There are also also surreal sketches like The Squid is Correct, Pirates, First Puppet on the Moon and interviews with Patrick Moore, Nicholas Parsons and Ian McCaskill. There’s a multi-track distraction that sees Frank and Little Frank heading into space before heading back down to Earth to deal with money debts, visits from Mr Emerson Lake, disastrous babysitting for Mrs Merton and visits to football matches (cue 6 All Time Great Footballing Chants).
Disc four closes with bonus cover racks taken from compilations etc – there’s a twee version of Anarchy in Timperley, a suitably eccentric rendition of Being for the Benefit of Mr Kyte, an Indie Medley (taking on The Smiths, Joy Division, The Fall and others), a riot strewn Panic and totally disturbed version of God Save the Queen (the national anthem, not the Sex Pistols song).
The DVD disc features live and music video performances, which show Frank in a variety of settings – at one point he seems to be playing a family function (excited little kids loving it), at others a bar. In Liverpool’s Cavern Club, he baits Beatles fans, which is impressive to see. The footage quality varies, but it’s great to see examples of Frank’s always bizarre live show.
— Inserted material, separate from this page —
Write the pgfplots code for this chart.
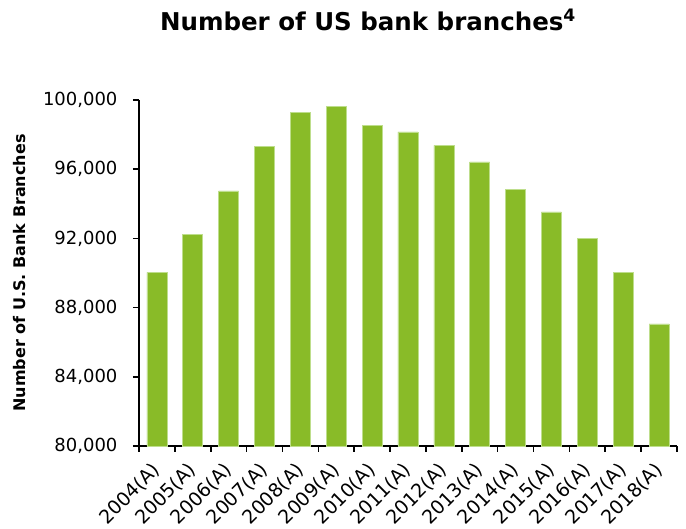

If you’ve written Frank Sidebottom off as a mere novelty act – or even if you’ve loved him as a novelty act – it’s worth giving his work another listen. Of course, it’s great fun and very amusing, the sort of thing you can entertain the kids with. But it’s so much more than that. There’s genuine subversion going on here that should make this a must-have for fans of noise, deconstructionalism and underground music. It’s a strange, gleeful work of performance art that you need to own.